C’est pourquoi nous, citoyens européens et fédéralistes, voulons proposer deux mesures concrètes pour tenter de réorienter la manière dont les politiques climatiques sont discutées au niveau international : il faut tout d’abord accorder aux citoyens de la planète, via différentes organisations de la société civile, un rôle bien plus important lors de l’élaboration des déclarations et des accords négociés lors des COP. Les citoyens seront tout autant touchés que les structures étatiques par les effets du dérèglement climatique, et un débat démocratique au niveau mondial, incluant l’ensemble des acteurs étatiques et citoyens, ainsi que l’ensemble des organisations internationale, doit avoir lieu sans plus attendre.

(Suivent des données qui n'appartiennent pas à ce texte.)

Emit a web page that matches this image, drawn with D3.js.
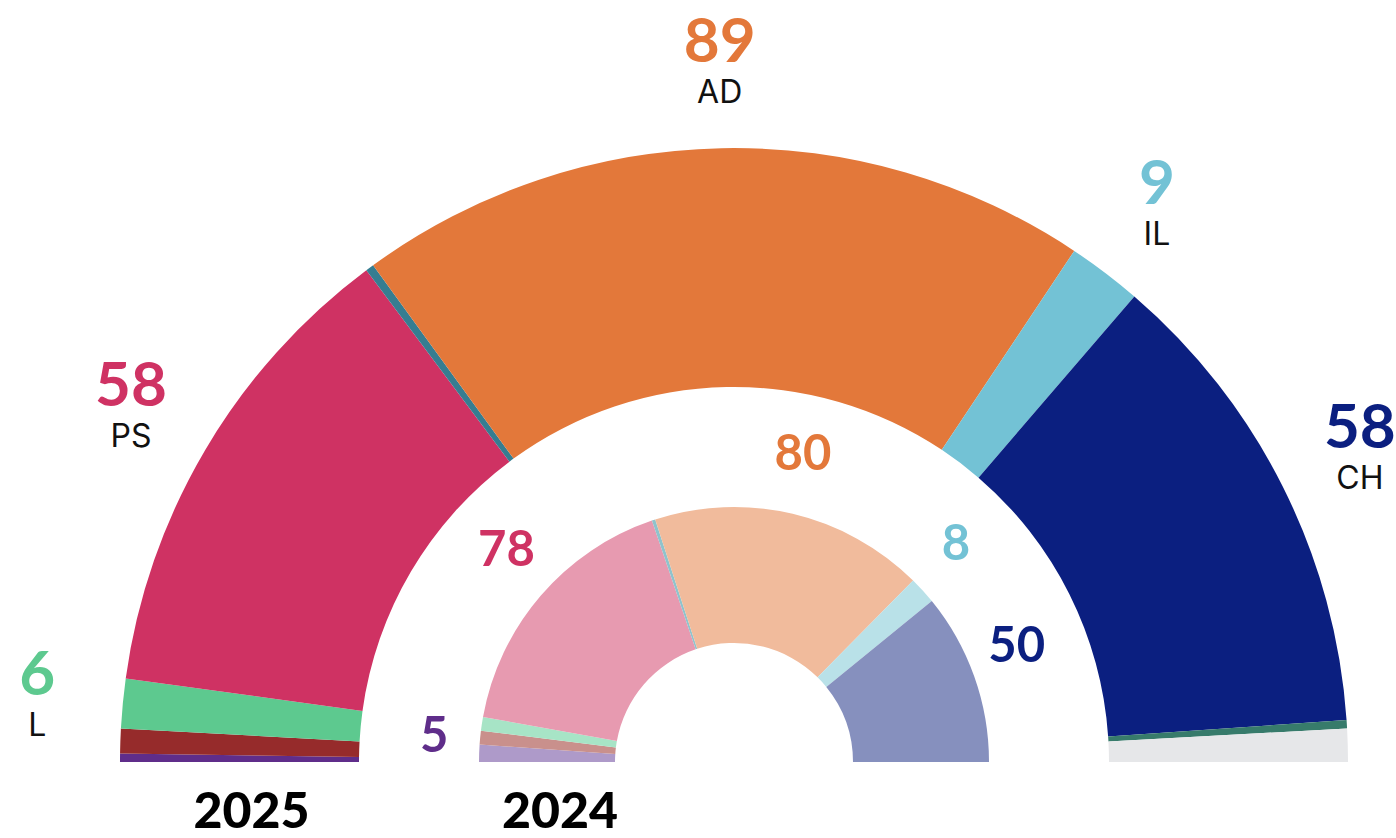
<!DOCTYPE html>
<html>
<head>
<meta charset="utf-8">
<script src="https://cdn.jsdelivr.net/npm/d3@7"></script>
<style>
  body { margin: 0; background: #fff; }
  svg { display: block; }
  .num { font-family: Lato, "Noto Sans", sans-serif; font-weight: 700; }
  .name { font-family: Inter, "Noto Sans", sans-serif; font-weight: 400; fill: #111; }
  .year { font-family: Lato, "Noto Sans", sans-serif; font-weight: 900; fill: #000; }
</style>
</head>
<body>
<svg width="1396" height="838"></svg>
<script>
var width = 1396, height = 838;

// 2025 (outer ring), left to right
var parties2025 = ["BE", "CDU", "L", "PS", "PAN", "AD", "IL", "CH", "JPP", "Por atribuir"];
var seats2025 = [1, 3, 6, 58, 1, 89, 9, 58, 1, 4];
var colors2025 = ["#5f2d8a", "#962b2b", "#5dc98f", "#cf3263", "#367d91", "#e3783a", "#73c2d5", "#0b1f80", "#377b6b", "#e6e7e9"];
var labelled2025 = ["L", "PS", "AD", "IL", "CH"];

// 2024 (inner ring)
var parties2024 = ["BE", "CDU", "L", "PS", "PAN", "AD", "IL", "CH"];
var seats2024 = [5, 4, 4, 78, 1, 80, 8, 50];
var colors2024 = ["#ae9ac9", "#c9908c", "#a7e4c6", "#e79ab0", "#8fc3cc", "#f1bb9c", "#b9e1e8", "#8690be"];
var labelled2024 = ["BE", "PS", "AD", "IL", "CH"];

var years = ["2025", "2024"];

var cx = 734, cy = 762;

var svg = d3.select("svg");
var g = svg.append("g").attr("transform", "translate(" + cx + "," + cy + ")");

var pie = d3.pie()
    .sort(null)
    .startAngle(-Math.PI / 2)
    .endAngle(Math.PI / 2);

function ring(parties, seats, colors, labelled, rIn, rOut, rLabel, withNames, numSize) {
    var data = parties.map(function(p, i) {
        return { party: p, seats: seats[i], color: colors[i], text: colors2025[parties2025.indexOf(p)] };
    });
    var arcs = pie.value(function(d) { return d.seats; })(data);

    var arc = d3.arc().innerRadius(rIn).outerRadius(rOut);
    var labelArc = d3.arc().innerRadius(rLabel).outerRadius(rLabel);

    g.append("g").selectAll("path")
        .data(arcs)
        .enter()
        .append("path")
        .attr("d", arc)
        .attr("fill", function(d) { return d.data.color; });

    // seat count sits on the slice's mid angle, party name below it
    var labels = g.append("g").selectAll("g")
        .data(arcs.filter(function(d) { return labelled.indexOf(d.data.party) >= 0; }))
        .enter()
        .append("g")
        .attr("transform", function(d) { return "translate(" + labelArc.centroid(d) + ")"; });

    labels.append("text")
        .attr("class", "num")
        .attr("text-anchor", "middle")
        .attr("font-size", numSize)
        .attr("fill", function(d) { return d.data.text; })
        .text(function(d) { return d.data.seats; });

    if (withNames) {
        labels.append("text")
            .attr("class", "name")
            .attr("text-anchor", "middle")
            .attr("y", 41)
            .attr("font-size", 32)
            .text(function(d) { return d.data.party; });
    }
}

ring(parties2025, seats2025, colors2025, labelled2025, 375, 614, 700, true, 62);
ring(parties2024, seats2024, colors2024, labelled2024, 119, 255, 300, false, 49);

// year labels under the left side of each ring
var yearX = [cx - (375 + 614) / 2 + 12, cx - (119 + 255) / 2 + 13];
svg.selectAll(".year")
    .data(years)
    .enter()
    .append("text")
    .attr("class", "year")
    .attr("text-anchor", "middle")
    .attr("font-size", 50)
    .attr("x", function(d, i) { return yearX[i]; })
    .attr("y", 828)
    .text(function(d) { return d; });
</script>
</body>
</html>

La deuxième proposition concerne les rapports du GIEC, véritable « Bible » de la connaissance des sciences du climat, dont le premier rapport publié en 1990 a précipité l’organisation du Sommet de Rio de Janeiro en 1992 et de la ratification de la Convention climat. Il est indispensable que le GIEC, organisme à la fois scientifique et politique (l’intergouvernementalisme est la règle), fasse plus de place dans ses rapports à la dimension citoyenne et démocratique du changement climatique, notamment en consacrant un rapport spécial spécifique à l’adaptation des sociétés et de la démocratie au changement climatique. Cette approche du changement climatique, davantage basé sur les sciences humaines, soulignera à la fois la vulnérabilité de tous, mais également toutes les implications locales d’un problème qui est souvent perçu comme lointain.

Nous appelons donc l’Union européenne à mettre pleinement en place son « pacte européen pour le climat », dans le cadre de son Green Deal, ainsi qu’à utiliser sa diplomatie climatique pour soutenir un rôle accru de la société civile mondiale dans les instances onusiennes que nous avons citées.